Twice, she provided her friend with "extremely sensitive information" about a rape victim, yet she has not been fired.
A detective in the Memphis Police Department will keep her job despite giving confidential evidence in an ongoing investigation to the family of a man accused of rape.
The Commercial Appeal reports that MPD Sex Crimes Unit officer Ouita Knowlton shared confidential investigative files with her coworker, Tobie Allen, on a rape case for which Allen’s nephew was a prime suspect.
According to an internal report, Allen, a payroll specialist for the Memphis Police Department, approached Knowlton in 2016 and asked her for information regarding the then-recent investigation of her nephew, 33-year-old Marcus Deshun Gibson, for rape.
Police had recently begun investigating Gibson for rape after a woman came forward and contacted MPD’s Sex Crimes Unit about a rape that had happened several years earlier.
Allen also approached Knowlton a second time in March of this year when her nephew was arrested and charged with aggravated rape.

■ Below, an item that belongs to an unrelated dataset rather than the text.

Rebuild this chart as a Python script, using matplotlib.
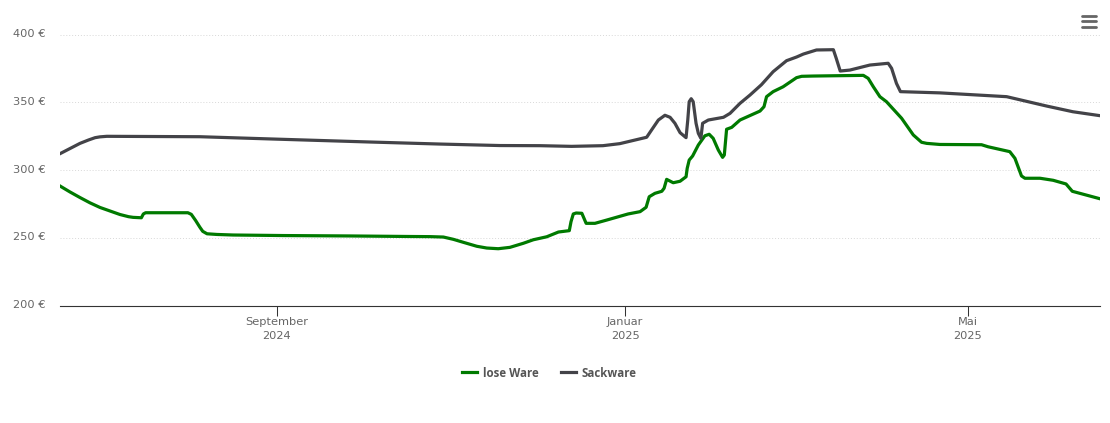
#-------------------------------------------------------------------------------
# LIBRARIES
#-------------------------------------------------------------------------------
import pandas as pd
import matplotlib
matplotlib.use('Agg')
import matplotlib.pyplot as plt
import matplotlib.dates as mdates
from matplotlib.lines import Line2D
from matplotlib.transforms import ScaledTranslation
#-------------------------------------------------------------------------------
# DATA (days since start date, price in euro)
#-------------------------------------------------------------------------------
start_date = '2024-06-17'
end_days = 364.3

lose_days = [0, 3.5, 7, 10.5, 14, 17.5, 21, 24, 25.6, 28.5, 29.2, 30, 44.8, 46, 47.5,
             49, 50, 51.5, 55, 60.6, 78.1, 101.6, 122.6, 129.6, 134.3, 137.8, 141.3,
             146, 149.5, 153.5, 157.6, 162.3, 165.8, 170.5, 174.6, 178.4, 179, 179.8,
             180.8, 182.8, 184.3, 187.4, 191.5, 199, 203.2, 205.3, 206.4, 208.4, 210.8,
             211.6, 212.5, 214.8, 217.2, 219.3, 219.7, 220.4, 221.6, 223.6, 225.9,
             227.4, 228.8, 230.6, 232.1, 232.7, 233.5, 235.3, 238.2, 245.2, 246.6,
             247.5, 249.8, 253.3, 258, 259.8, 263.8, 281.4, 283.1, 284.9, 287.2, 289.5,
             294.8, 298.9, 301.8, 303.6, 308.2, 322.8, 325.1, 332.7, 334.5, 336.8, 338,
             343.3, 347.9, 352.4, 354.6, 364.3]
lose_ware = [288.4, 284, 279.9, 276, 272.6, 270, 267.4, 265.8, 265.3, 265, 267.8, 268.7,
             268.7, 267.5, 263, 258, 255, 253.2, 252.7, 252.3, 251.9, 251.6, 251.2,
             251.1, 250.8, 249.1, 246.9, 244, 242.7, 242.2, 243.2, 246.2, 248.8, 251,
             254.5, 255.5, 262.1, 267.8, 268.5, 268.3, 260.9, 260.9, 263.3, 267.8,
             269.5, 272.7, 280.5, 283, 284.5, 286.7, 293.3, 290.8, 291.9, 295.2, 301.4,
             307.5, 310.5, 318.6, 325.4, 326.5, 323.5, 314.9, 309.5, 311.2, 330.2, 331.6,
             337, 343.6, 346.8, 354.2, 357.9, 361.5, 368.2, 369.2, 369.4, 369.9, 367.7,
             361.5, 354.2, 350.5, 338.3, 326, 320.6, 319.8, 319, 318.8, 317.3, 313.7,
             308.8, 295.8, 294.1, 294.1, 292.6, 289.9, 284.5, 279]

sack_days = [0, 3.5, 7, 10, 12.3, 14, 16.4, 49, 74.6, 108.6, 133.1, 154.1, 168.1, 179.2,
             190.2, 196.1, 205.5, 207.2, 209.6, 211.9, 213.7, 215.4, 217.2, 219.3, 219.9,
             220.4, 221.1, 221.8, 222.8, 223.6, 224.5, 225.1, 227.1, 232.4, 234.7, 238.2,
             241.7, 245.7, 249.8, 254.5, 258, 260.4, 265, 270.9, 271.9, 273.3, 276.7,
             283.7, 290.1, 291.3, 293, 294.4, 308.2, 331.6, 345.6, 354.8, 364.3]
sackware = [312.2, 316, 319.8, 322.3, 324, 324.6, 325, 324.7, 323, 320.8, 319.3, 318.2,
            318.1, 317.6, 318.1, 319.6, 324.3, 329.6, 337, 340.5, 339, 334.6, 327.7, 324,
            337, 350.5, 352.7, 350.5, 334.6, 327.2, 323.5, 334.6, 337, 339, 341.9, 349.3,
            355.4, 363, 372.6, 380.7, 383.4, 385.6, 388.6, 388.8, 382.5, 373.1, 373.8,
            377.5, 378.8, 375.1, 364, 357.9, 357, 354.2, 347.3, 343.1, 340.2]

y_ticks = [200, 250, 300, 350, 400]
x_tick_dates = ['2024-09-01', '2025-01-01', '2025-05-01']
x_tick_labels = ['September\n2024', 'Januar\n2025', 'Mai\n2025']
#-------------------------------------------------------------------------------
W, H = 1110, 423
GREEN = '#007a00'
GRAY = '#434348'
TEXT = '#666666'

start = pd.Timestamp(start_date)

fig = plt.figure(figsize=(W/100, H/100), dpi=100)
ax = fig.add_axes([60/W, 1-306/H, 1040/W, 271.5/H])

ax.plot(start + pd.to_timedelta(lose_days, unit='D'), lose_ware, color=GREEN, lw=2.3,
        solid_joinstyle='round', label='lose Ware', zorder=3)
ax.plot(start + pd.to_timedelta(sack_days, unit='D'), sackware, color=GRAY, lw=2.3,
        solid_joinstyle='round', label='Sackware', zorder=3)

ax.set_xlim(start, start + pd.Timedelta(days=end_days))
ax.set_ylim(200, 400)

# axes
for side in ['top', 'left', 'right']:
    ax.spines[side].set_visible(False)
ax.spines['bottom'].set_color('#333333')
ax.spines['bottom'].set_linewidth(0.8)

ax.set_yticks(y_ticks)
ax.set_yticklabels(['%d €' % v for v in y_ticks], color=TEXT, fontsize=8.2)
ax.tick_params(axis='y', length=0, pad=10.5)
# labels sit a little above their grid line
for label in ax.get_yticklabels():
    label.set_transform(label.get_transform() + ScaledTranslation(0, 1.2/72, fig.dpi_scale_trans))
ax.set_xticks([mdates.date2num(pd.Timestamp(d)) for d in x_tick_dates])
ax.set_xticklabels(x_tick_labels, color=TEXT, fontsize=8.2, linespacing=1.55)
ax.tick_params(axis='x', length=7, width=0.75, color='#333333', pad=0.8)
ax.grid(axis='y', color='#d8d8d8', lw=0.7, ls=(0, (1, 2)))
ax.set_axisbelow(True)

# legend
fig.legend(*ax.get_legend_handles_labels(), loc='center', ncol=2,
           bbox_to_anchor=(549.5/W, 1-373/H), frameon=False,
           prop={'family': 'Open Sans', 'weight': 'bold', 'size': 8.3},
           labelcolor='#555555', handlelength=1.25, handletextpad=0.5,
           columnspacing=2.0, borderpad=0)

# hamburger menu
for py in [16, 21.5, 27]:
    fig.add_artist(Line2D([1082/W, 1096/W], [1-py/H, 1-py/H], color=TEXT, lw=2.0,
                          solid_capstyle='round'))

fig.savefig('out.png', dpi=100)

Both times, Knowlton reportedly provided Allen with “extremely sensitive information” on her nephew’s rape case. Knowlton gave Allen a copy of the offense report from the investigation, which revealed numerous, non-public details about the victim.
Furthermore, jail phone records show that Allen communicated this confidential information to Gibson, and planned to use it to gain an advantage during the trial.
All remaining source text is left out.